# Natural Logarithm of 2 is Greater than One Half

## Lemma

$\ln 2 \ge \dfrac 1 2$

where $\ln$ denotes the natural logarithm function.

## Proof 1

Let $f: \R_{>0} \to \R$ be the real function defined as:

$\forall x \in \R_{>0}: f \left({x}\right) = \dfrac 1 x$

From Real Rational Function is Continuous, $f \left({x}\right)$ is a continuous real function, in particular on the closed interval $\left[{a \,.\,.\, b}\right]$.

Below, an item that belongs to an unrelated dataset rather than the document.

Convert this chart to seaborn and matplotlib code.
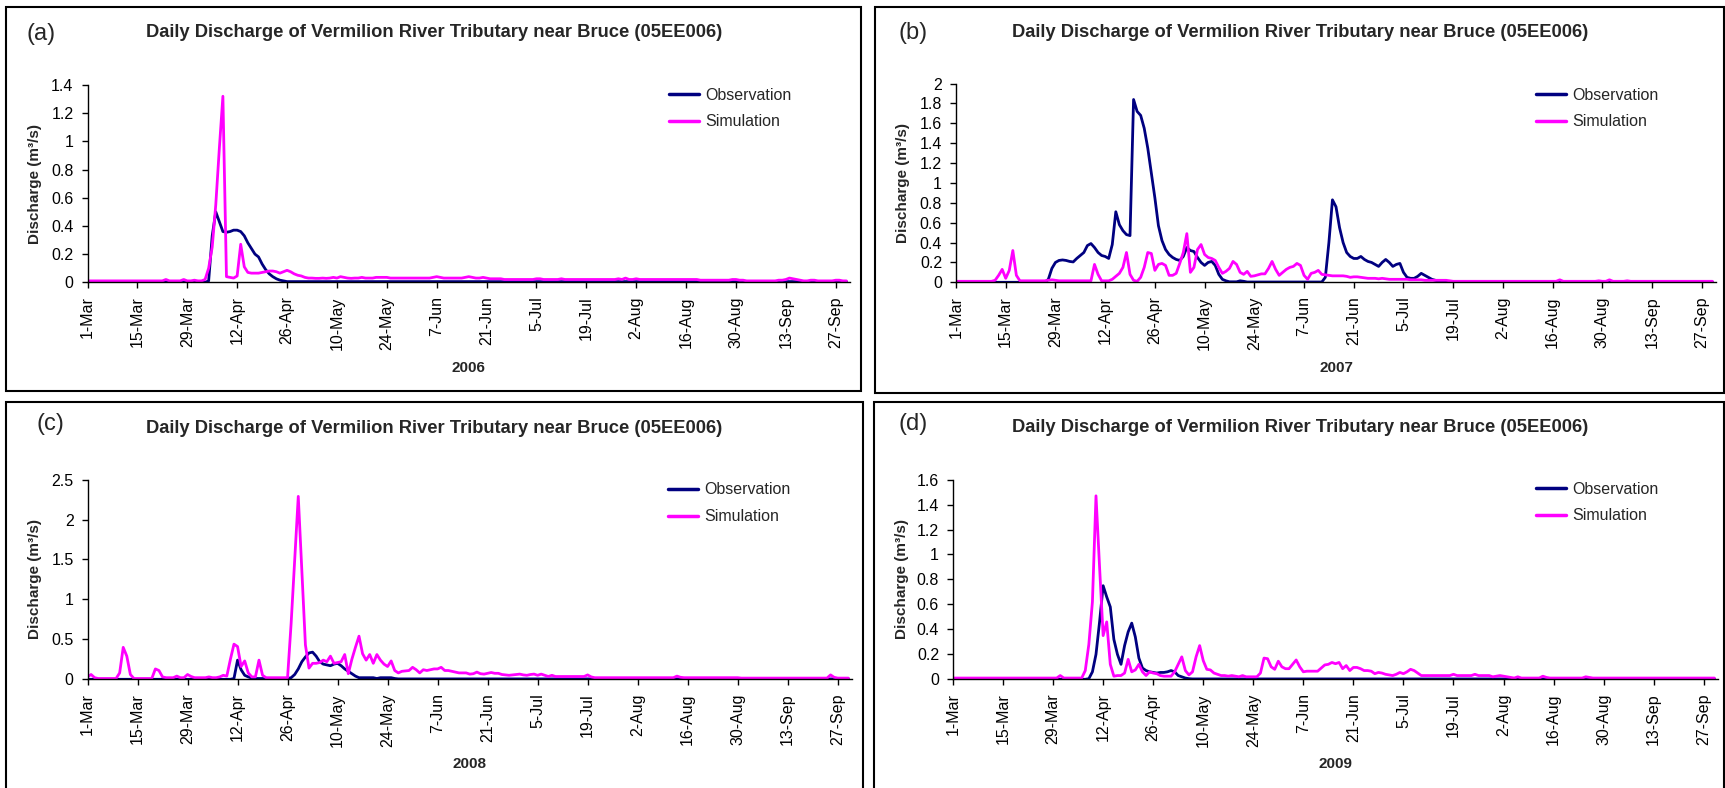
import numpy as np
import matplotlib
matplotlib.use("Agg")
import matplotlib.pyplot as plt
from matplotlib.patches import Rectangle
from matplotlib.lines import Line2D
from matplotlib.ticker import FuncFormatter
import seaborn as sns

# ---------------- data (daily values, 1-Mar .. 30-Sep) ----------------
TICK_LABELS = ["1-Mar", "15-Mar", "29-Mar", "12-Apr", "26-Apr", "10-May", "24-May", "7-Jun",
               "21-Jun", "5-Jul", "19-Jul", "2-Aug", "16-Aug", "30-Aug", "13-Sep", "27-Sep"]
YEARS = ["2006", "2007", "2008", "2009"]
PANEL_LABELS = ["(a)", "(b)", "(c)", "(d)"]
TITLE = "Daily Discharge of Vermilion River Tributary near Bruce (05EE006)"
SERIES_NAMES = ["Observation", "Simulation"]

OBS_2006 = ([0.0] * 34 +
            [0.01, 0.33, 0.50, 0.43, 0.36, 0.355, 0.36, 0.37, 0.37, 0.36, 0.33, 0.28, 0.24, 0.20,
             0.18, 0.13, 0.09, 0.06, 0.04, 0.025, 0.015, 0.01] +
            [0.005] * 158)
SIM_2006 = ([0.01] * 20 +
            [0.01, 0.01, 0.02, 0.01, 0.01, 0.01, 0.01, 0.02, 0.01, 0.01, 0.015, 0.01, 0.01] +
            [0.02, 0.10, 0.25, 0.55, 0.95, 1.32, 0.04, 0.035, 0.03, 0.045, 0.27, 0.11, 0.07, 0.065,
             0.065, 0.065, 0.07, 0.075, 0.08, 0.08, 0.075, 0.065, 0.075, 0.085, 0.075, 0.06, 0.05,
             0.045, 0.035, 0.03] +
            [0.03, 0.028, 0.028, 0.03, 0.028, 0.03, 0.035] +
            [0.03, 0.04, 0.035, 0.03, 0.028, 0.03, 0.03, 0.035, 0.03, 0.03, 0.03, 0.035, 0.035, 0.035] +
            [0.035, 0.03, 0.03, 0.03, 0.03, 0.03, 0.03, 0.03, 0.03, 0.03, 0.03, 0.03, 0.03, 0.035] +
            [0.04, 0.035, 0.03, 0.03, 0.03, 0.03, 0.03, 0.03, 0.035, 0.04, 0.035, 0.03, 0.03, 0.035] +
            [0.03, 0.025, 0.025, 0.025, 0.025, 0.02, 0.02, 0.02, 0.02, 0.02, 0.02, 0.02, 0.02, 0.02] +
            [0.025, 0.025, 0.02, 0.02, 0.02, 0.02, 0.02, 0.025, 0.02, 0.02, 0.02, 0.02, 0.02, 0.02] +
            [0.02, 0.02, 0.02, 0.02, 0.02, 0.02, 0.02, 0.02, 0.02, 0.025, 0.02, 0.03, 0.02, 0.02] +
            [0.025, 0.02, 0.02, 0.02, 0.02, 0.02, 0.02, 0.02, 0.02, 0.02, 0.02, 0.02, 0.02, 0.02] +
            [0.02, 0.02, 0.02, 0.02, 0.015, 0.015, 0.015, 0.015, 0.015, 0.015, 0.015, 0.015, 0.015, 0.02] +
            [0.02, 0.015, 0.015, 0.01, 0.01, 0.01, 0.01, 0.01, 0.01, 0.01, 0.01, 0.01, 0.015, 0.015] +
            [0.02, 0.03, 0.025, 0.02, 0.015, 0.01, 0.01, 0.015, 0.015, 0.01, 0.01, 0.01, 0.01, 0.01] +
            [0.015, 0.015, 0.01, 0.01])

OBS_2007 = ([0.0] * 26 +
            [0.03, 0.14, 0.20, 0.22, 0.225, 0.22, 0.21, 0.205, 0.24, 0.27, 0.30, 0.37, 0.39, 0.35,
             0.30, 0.27, 0.26, 0.24, 0.38, 0.71, 0.58, 0.52, 0.48, 0.47, 1.84, 1.72, 1.68, 1.55,
             1.35, 1.10, 0.85, 0.57, 0.42, 0.33, 0.28, 0.25, 0.23, 0.22, 0.26, 0.35, 0.32, 0.31,
             0.25, 0.20, 0.17, 0.20, 0.21, 0.17, 0.08, 0.03, 0.015, 0.005] +
            [0.005, 0.005, 0.015, 0.01] + [0.003] * 22 +
            [0.05, 0.40, 0.83, 0.76, 0.55, 0.40, 0.30, 0.26, 0.24, 0.24, 0.26, 0.23, 0.21, 0.20,
             0.18, 0.16, 0.20, 0.23, 0.20, 0.16, 0.18, 0.19, 0.10, 0.05, 0.04, 0.04, 0.06, 0.09,
             0.07, 0.05, 0.03, 0.02, 0.01, 0.005] +
            [0.003] * 76)
SIM_2007 = ([0.01] * 11 +
            [0.02, 0.07, 0.13, 0.04, 0.12, 0.32, 0.07, 0.015] +
            [0.015] * 7 + [0.02, 0.025, 0.02] + [0.015] * 9 +
            [0.015, 0.18, 0.08, 0.015, 0.015, 0.015, 0.03, 0.06, 0.09, 0.15, 0.30, 0.08, 0.02, 0.01,
             0.05, 0.15, 0.30, 0.29, 0.12, 0.18, 0.19, 0.17, 0.07, 0.07, 0.09, 0.19, 0.30, 0.49,
             0.10, 0.15, 0.33, 0.38, 0.28, 0.25, 0.24, 0.22, 0.15, 0.09, 0.11, 0.14, 0.21, 0.18,
             0.10, 0.08, 0.11, 0.06] +
            [0.065, 0.075, 0.085, 0.085, 0.14, 0.21, 0.13, 0.07, 0.10, 0.13,
             0.15, 0.16, 0.19, 0.17, 0.07, 0.03, 0.09, 0.10, 0.12, 0.08,
             0.075, 0.07, 0.065, 0.065, 0.065, 0.065, 0.06, 0.05, 0.055, 0.055,
             0.05, 0.045, 0.04, 0.04, 0.04, 0.035, 0.04, 0.035, 0.03, 0.03,
             0.03, 0.03, 0.03, 0.03, 0.025, 0.025, 0.025, 0.025, 0.02, 0.02,
             0.02, 0.02, 0.02, 0.02, 0.02, 0.015, 0.01] +
            [0.01] * 29 + [0.025, 0.01] + [0.01] * 9 +
            [0.015, 0.01, 0.01, 0.025, 0.01, 0.01, 0.01, 0.01, 0.015, 0.01] + [0.01] * 23)

OBS_2008 = ([0.0] * 41 +
            [0.01, 0.24, 0.12, 0.05, 0.03, 0.015, 0.01, 0.01, 0.01, 0.01, 0.01, 0.01, 0.01, 0.01,
             0.01, 0.01, 0.02, 0.06, 0.13, 0.22, 0.28, 0.33, 0.34, 0.29, 0.22, 0.19, 0.18, 0.17,
             0.19, 0.20, 0.17, 0.13, 0.10, 0.07, 0.04, 0.02, 0.02, 0.02, 0.02, 0.02, 0.01, 0.02,
             0.02, 0.02, 0.02, 0.01] +
            [0.005] * 127)
SIM_2008 = ([0.03, 0.06, 0.02, 0.01, 0.01, 0.01, 0.01, 0.01, 0.01, 0.08, 0.40, 0.29, 0.06, 0.01] +
            [0.01] * 5 +
            [0.13, 0.11, 0.03, 0.02, 0.02, 0.02, 0.04, 0.02, 0.02, 0.06, 0.035, 0.02, 0.02, 0.02,
             0.02, 0.03, 0.02, 0.02, 0.03, 0.05, 0.04, 0.25] +
            [0.44, 0.41, 0.16, 0.23, 0.08, 0.03, 0.03, 0.24, 0.05, 0.02, 0.02, 0.02, 0.02, 0.02,
             0.02, 0.02, 0.70, 1.50, 2.29, 1.35, 0.43, 0.14, 0.20, 0.20, 0.21, 0.24, 0.22, 0.29,
             0.20, 0.21, 0.22, 0.31] +
            [0.07, 0.25, 0.40, 0.54, 0.32, 0.24, 0.31, 0.20, 0.31, 0.24, 0.19, 0.16, 0.23, 0.11,
             0.08, 0.10, 0.105, 0.11, 0.15, 0.12, 0.08, 0.12, 0.11, 0.12, 0.13, 0.13, 0.15, 0.11,
             0.11, 0.10, 0.09, 0.08, 0.08, 0.08, 0.065, 0.07, 0.09, 0.07, 0.065, 0.075, 0.085,
             0.075, 0.075, 0.06, 0.055, 0.05, 0.055, 0.06] +
            [0.065, 0.055, 0.05, 0.06, 0.065, 0.05, 0.065, 0.05, 0.035, 0.05] +
            [0.035] * 9 + [0.055, 0.03] + [0.02] * 23 + [0.04, 0.025] + [0.02] * 16 +
            [0.015] * 25 + [0.055, 0.025] + [0.015] * 4)

OBS_2009 = ([0.0] * 38 +
            [0.005, 0.06, 0.20, 0.46, 0.75, 0.66, 0.58, 0.32, 0.20, 0.12, 0.27, 0.38, 0.45, 0.34,
             0.17, 0.09, 0.07, 0.06, 0.055, 0.05, 0.055, 0.055, 0.06, 0.07, 0.06, 0.03, 0.02, 0.01,
             0.005] +
            [0.003] * 147)
SIM_2009 = ([0.01] * 29 +
            [0.01, 0.03, 0.01, 0.01, 0.01, 0.01, 0.01, 0.01] +
            [0.07, 0.28, 0.62, 1.47, 0.90, 0.35, 0.46, 0.12, 0.025, 0.03, 0.03, 0.05, 0.16, 0.06,
             0.075, 0.12, 0.06, 0.03, 0.06, 0.05, 0.045, 0.03, 0.025, 0.025, 0.025, 0.06, 0.12,
             0.18, 0.07, 0.035, 0.06, 0.18, 0.27, 0.15, 0.08, 0.075, 0.05, 0.04, 0.03, 0.03, 0.025,
             0.03, 0.025, 0.02, 0.03, 0.02, 0.02] +
            [0.02, 0.02, 0.05, 0.17, 0.165, 0.10, 0.08, 0.145, 0.10, 0.085, 0.085, 0.12, 0.155,
             0.10, 0.06, 0.065, 0.065, 0.065, 0.065, 0.09, 0.115, 0.12, 0.135, 0.125, 0.135, 0.085,
             0.11, 0.07, 0.095, 0.095, 0.085, 0.07, 0.07, 0.065, 0.045, 0.055, 0.05, 0.04, 0.035,
             0.03, 0.04, 0.055, 0.045, 0.06, 0.08, 0.07, 0.05, 0.03] +
            [0.03] * 8 + [0.04] + [0.03] * 5 + [0.04] + [0.03] * 4 +
            [0.02, 0.025, 0.03, 0.025, 0.02, 0.015, 0.01, 0.02, 0.01] + [0.01] * 5 +
            [0.025, 0.015] + [0.01] * 10 + [0.02, 0.015, 0.01] + [0.01] * 34)

OBS = [OBS_2006, OBS_2007, OBS_2008, OBS_2009]
SIM = [SIM_2006, SIM_2007, SIM_2008, SIM_2009]
Y_MAX = [1.4, 2.0, 2.5, 1.6]
Y_STEP = [0.2, 0.2, 0.5, 0.2]

# ---------------- style ----------------
sns.set_style("ticks")
plt.rcParams["font.family"] = ["Liberation Sans", "DejaVu Sans"]

W, H = 1725, 788
fig = plt.figure(figsize=(W / 100, H / 100), dpi=100)


def fx(px):
    return px / W


def fy(py):
    return 1 - py / H


OBS_COLOR = "#000080"
SIM_COLOR = "#FF00FF"

# panel geometry (pixels)
AX_BOX = [(87.5, 850, 85, 282.3), (956, 1716, 83.6, 282.3),
          (87.5, 852, 479.6, 679.3), (953, 1718, 479.6, 679.3)]
PANEL_BOX = [(5.5, 861, 6.5, 391), (875, 1724, 6.5, 393),
             (6, 863, 402, 790), (874, 1724, 402, 790)]
LABEL_POS = [(26, 34), (899, 33), (36, 424), (899, 424)]
TITLE_POS = [(434, 32.5), (1300, 32.5), (434, 428.5), (1300, 427)]
YLAB_X = [35, 903.5, 35.5, 902]
XLAB_Y = [368, 368, 764, 764]
LEG_POS = [(669, 87.5), (1536, 87.5), (668, 482.5), (1536, 481.5)]

tick_pos = np.arange(0, 14 * len(TICK_LABELS), 14)

for i in range(4):
    L, R, T, B = AX_BOX[i]
    ax = fig.add_axes([fx(L), fy(B), (R - L) / W, (B - T) / H])
    obs = np.array(OBS[i])
    sim = np.array(SIM[i])
    sns.lineplot(x=np.arange(len(obs)), y=obs, ax=ax, color=OBS_COLOR, linewidth=2.0,
                 label=SERIES_NAMES[0])
    sns.lineplot(x=np.arange(len(sim)), y=sim, ax=ax, color=SIM_COLOR, linewidth=2.0,
                 label=SERIES_NAMES[1])
    ax.set_xlim(0, 214)
    ax.set_ylim(0, Y_MAX[i])
    ax.set_yticks(np.round(np.arange(0, Y_MAX[i] + 1e-9, Y_STEP[i]), 2))
    ax.yaxis.set_major_formatter(FuncFormatter(lambda v, p: "%g" % v))
    ax.set_xticks(tick_pos)
    ax.set_xticklabels(TICK_LABELS, rotation=90)
    ax.tick_params(axis="both", labelsize=11.5, length=4, width=1, direction="out",
                   pad=6, colors="black")
    ax.set_xlabel("")
    ax.set_ylabel("")
    for s in ["top", "right"]:
        ax.spines[s].set_visible(False)
    for s in ["left", "bottom"]:
        ax.spines[s].set_color("black")
        ax.spines[s].set_linewidth(1.0)
    ax.patch.set_alpha(0)

    handles = [Line2D([], [], color=OBS_COLOR, linewidth=2.5),
               Line2D([], [], color=SIM_COLOR, linewidth=2.5)]
    lx, ly = LEG_POS[i]
    ax.legend(handles, SERIES_NAMES, loc="upper left", bbox_to_anchor=(fx(lx), fy(ly)),
              bbox_transform=fig.transFigure, frameon=False, fontsize=11.5, borderpad=0,
              borderaxespad=0, handlelength=1.9, handletextpad=0.4, labelspacing=0.75)

    # texts
    fig.text(fx(LABEL_POS[i][0]), fy(LABEL_POS[i][1]), PANEL_LABELS[i], fontsize=17,
             ha="left", va="center")
    fig.text(fx(TITLE_POS[i][0]), fy(TITLE_POS[i][1]), TITLE, fontsize=13.2, fontweight="bold",
             ha="center", va="center")
    fig.text(fx(YLAB_X[i]), fy((T + B) / 2), "Discharge (m\u00b3/s)", fontsize=11,
             fontweight="bold", rotation=90, ha="center", va="center")
    fig.text(fx((L + R) / 2), fy(XLAB_Y[i]), YEARS[i], fontsize=11, fontweight="bold",
             ha="center", va="center")

    # panel frame
    x0, x1, y0, y1 = PANEL_BOX[i]
    fig.patches.append(Rectangle((fx(x0), fy(y1)), (x1 - x0) / W, (y1 - y0) / H,
                                 transform=fig.transFigure, fill=False, edgecolor="black",
                                 linewidth=1.5, zorder=0))

fig.savefig("out.png", dpi=100)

Hence the Mean Value Theorem for Integrals can be applied:

There exists some $k \in \left[{1 \,.\,.\, 2}\right]$ such that:

 $\displaystyle \int_1^2 f \left({x}\right) \ \mathrm d x$ $=$ $\displaystyle f \left({k}\right) \left({2 - 1}\right)$ $\displaystyle \implies \ \$ $\displaystyle \int_1^2 \frac 1 x \ \mathrm d x$ $=$ $\displaystyle \frac 1 k \left({2 - 1}\right)$ substituting $\dfrac 1 x$ for $f \left({x}\right)$ $\displaystyle \implies \ \$ $\displaystyle \ln 2 - \ln 1$ $=$ $\displaystyle \frac 1 k \left({2 - 1}\right)$ Definition of Natural Logarithm $\displaystyle \implies \ \$ $\displaystyle \ln 2$ $=$ $\displaystyle \frac 1 k$ Logarithm of $1$ is $0$

Thus:

 $\displaystyle 1$ $\le$ $\displaystyle k \le 2$ $\displaystyle \implies \ \$ $\displaystyle 1^{-1}$ $\ge$ $\displaystyle k^{-1} \ge 2^{-1}$ Ordering of Reciprocals $\displaystyle \implies \ \$ $\displaystyle 1$ $\ge$ $\displaystyle \ln 2 \ge \frac 1 2$

$\blacksquare$

## Proof 2

 $\displaystyle 1 - \frac 1 x$ $\le$ $\displaystyle \ln x$ Lower Bound of Natural Logarithm $\displaystyle \implies \ \$ $\displaystyle \frac 1 2$ $\le$ $\displaystyle \ln 2$ letting $x = 2$

$\blacksquare$